10 Good or Bad Things about the Zoo

Over the past 30 years, many established zoos have endeavoured to improve the level of care for animals and rehabilitate the public perception of zoos. However, despite many good intentions and considerable financial effort, the concept of zoos is nonetheless fraught with many serious problems.  Should zoos be banned or not – here are the 10 good or bad things about the zoo.

Good things

1. Zoos are protecting endangered species

Zoos are not like the cruel animal menageries from the middle ages. They want to provide entertainment, but they are greatly concerned with the protection and conservation of animals and their natural habitats. They provide a protected environment for endangered animals, and also help in raising awareness and funding for wildlife initiatives and research projects. Therefore, zoos educate the public about animals and are contributing their part to the conservation of many species. 

2. Educating the public

Education is another positive feature of zoos. Many children and adults in cities can only see wild animals in TV or the internet. Zoos offer them the unique experience of contemplating real animals. They can smell them, see how they move and listen their sounds in real life. This is a much more vivid and enriching experience than the one you can get through a screen. Thanks to zoos, kids and adults develop empathy towards animals. In addition, people don’t need to travel to exotic places to see the animals, which is beneficial to the environment. Ultimately, zoos provide an affordable opportunity to see animals, giving everyone an equal chance to experience wildlife first-hand and learn about nature. 
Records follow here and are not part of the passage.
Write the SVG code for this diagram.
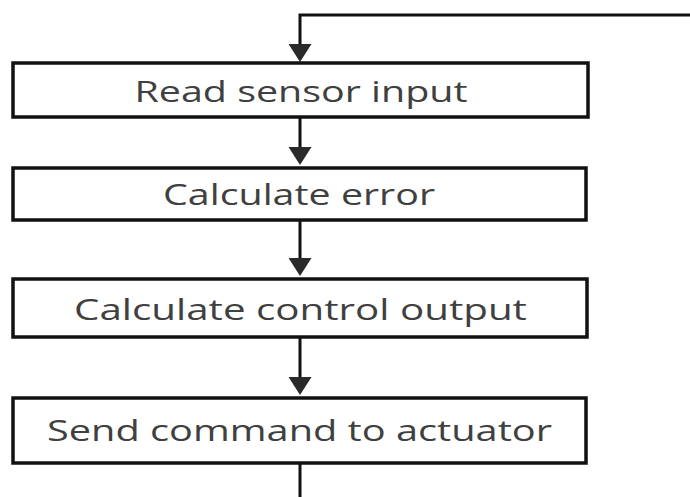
<svg xmlns="http://www.w3.org/2000/svg" width="690" height="497" viewBox="0 0 690 497">
  <style>
    .box { fill: #ffffff; stroke: #111111; stroke-width: 3.5; }
    .lbl { font-family: "Open Sans", "DejaVu Sans", sans-serif; font-size: 29.5px; fill: #404040; text-anchor: middle; }
    .conn { fill: none; stroke: #111111; stroke-width: 3; }
  </style>
  <defs>
    <marker id="arrow" viewBox="0 0 18 23" refX="7" refY="11.5" markerWidth="18" markerHeight="23" markerUnits="userSpaceOnUse" orient="auto">
      <path d="M0,0 L18,11.5 L0,23 z" fill="#2a2a2a"/>
    </marker>
  </defs>
  <rect width="690" height="497" fill="#ffffff"/>
  <g id="connectors">
    <path class="conn" d="M690,15 H300 V51" marker-end="url(#arrow)"/>
    <path class="conn" d="M300,117 V154" marker-end="url(#arrow)"/>
    <path class="conn" d="M300,220 V265" marker-end="url(#arrow)"/>
    <path class="conn" d="M300,337 V384" marker-end="url(#arrow)"/>
    <path class="conn" d="M300,463 V497"/>
  </g>
  <g id="node-read">
    <rect class="box" x="13" y="63" width="575" height="54"/>
    <text class="lbl" x="301" y="102" textLength="333" lengthAdjust="spacingAndGlyphs">Read sensor input</text>
  </g>
  <g id="node-error">
    <rect class="box" x="13" y="168" width="573" height="52"/>
    <text class="lbl" x="299" y="205" textLength="272" lengthAdjust="spacingAndGlyphs">Calculate error</text>
  </g>
  <g id="node-control">
    <rect class="box" x="13" y="279" width="574" height="58"/>
    <text class="lbl" x="300.5" y="320" textLength="453" lengthAdjust="spacingAndGlyphs">Calculate control output</text>
  </g>
  <g id="node-send">
    <rect class="box" x="13" y="398" width="573" height="65"/>
    <text class="lbl" x="299.5" y="441" textLength="505" lengthAdjust="spacingAndGlyphs">Send command to actuator</text>
  </g>
</svg>
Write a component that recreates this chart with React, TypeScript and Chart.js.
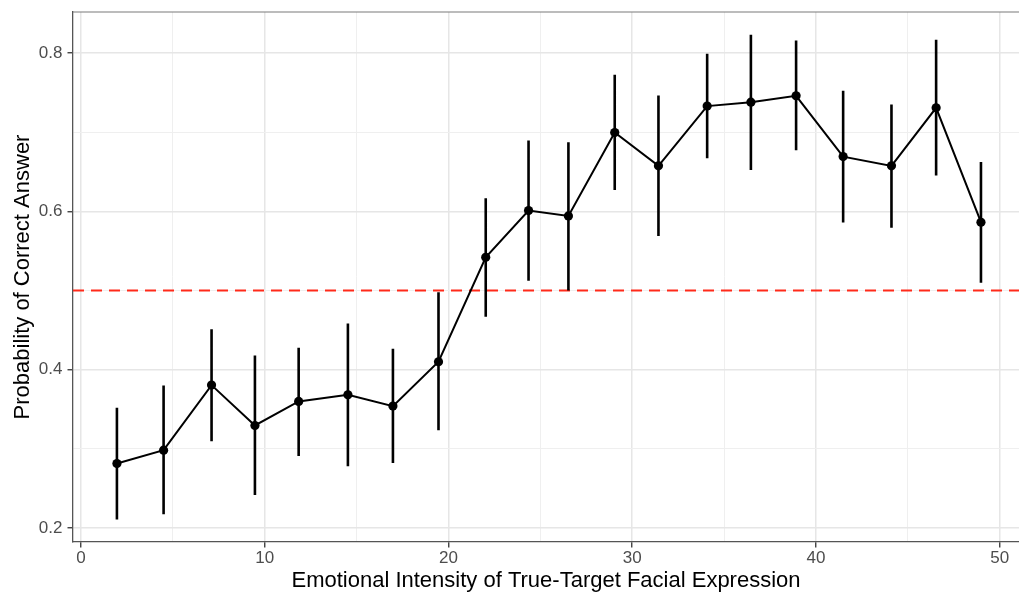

3. Helping to fight extinction

Given that the mass destruction of wildlife habitats across the globe continues unabated and species such as elephants, big cats, birds, primates, rhinos, reptiles, and many others are at real risk of extinction, larger zoos have now stepped in with the hopes of stopping or at least slowing the decline of these endangered species. Zoos study animal breeding and thanks to them many wild animals in captivity can reproduce. Should zoos be banned, we would certainly loose some species. This is particularly important in the case of endangered species. 

4. Conducting valuable research

Zoos are crucial for research. Being able to observe and study animals is crucial if we want to contribute to help them and repair the ecosystems. They also help in reducing human-animal conflicts and in better understanding the needs and psychology of animals. Zoos serve as laboratories to learn more about how to fight animal diseases and develop effective animal anaesthetics and other treatments to help more animals in the future.

5. Economic resources for communities

Zoos play an important economic role, especially in the less developed areas of the world, where they are an important income source for many communities. Zoos do more than just provide a place for animals to reside. They are a place that provides jobs, creates tourism opportunities, and can even be an economic nexus for a community. 

Bad things

1. Zoos entertain humans at the expense of animals

Critics, environmental activists and a majority of animal rights activists insist that zoos, despite their noble intentions, are inherently immoral and primarily serve to entertain humans at the expense of animals. They argue that zoos don’t educate the public enough to justify keeping animals captive. We should ask ourselves whether the entertainment provided by zoos especially by animal shows and similar activities does really justify the price that the animals are paying for it.

2. Holding animals in captivity has questionable ethics

Zoos are a typical form of family entertainment, but associating leisure and fun with the contemplation of animals in captivity can send the wrong signals to our children. There may be educational value in a zoo, but keeping animals in captivity offers an ethical dilemma. Some animals, like the average house cat, will thrive in a captive environment. Others, like orcas, do very poorly when living in captivity. 

3. Detrimental to the animals’ physical health

There are many animal welfare issues recorded daily and they often have to live in poor conditions, especially in less-developed, poorer countries. In addition, most animals that are exhibited in zoos are wild exotic animals (such as tigers and lions) that naturally need lots of space and even change their habitat over time. Due to the limited space in zoos, these animals cannot move as they naturally would, which inevitably leads them to develop health issues. Animal cruelty in zoos continues to be extremely common. There are continuous cases of animals abused by visitors and zoo workers. Many of them are reported every week in the media, however, the large majority are kept secret and those responsible are never held accountable or punished. 

4. Detrimental to the animals’ psychological health

Animals in captivity are deprived of many things that are important to them, as a result they become lonely and bored. Animal behaviourists often see zoo animals suffering from problems not seen in the wild, such as clinical depression in clouded leopards and gibbons, obsessive-compulsive disorder (OCD) in brown bears, and anxiety in giraffes. The animals experience these issues due to smaller enclosures, changes in diet and activities, and the introduction of things not seen in the wild, such as medical exams and people with cameras.

5. Lack of regulation & control in many zoos

Another issue with zoos is that there is only insufficient regulation of zoos in many countries. In fact, many zoos are rather free regarding how they want to treat their animals and in some countries, animals are even just considered as property instead of living organisms that need proper regulatory protection. Even if there is some form of regulation in place, most countries’ ability to control zoos for animal welfare is very limited, meaning that zoos can basically treat animals however they want.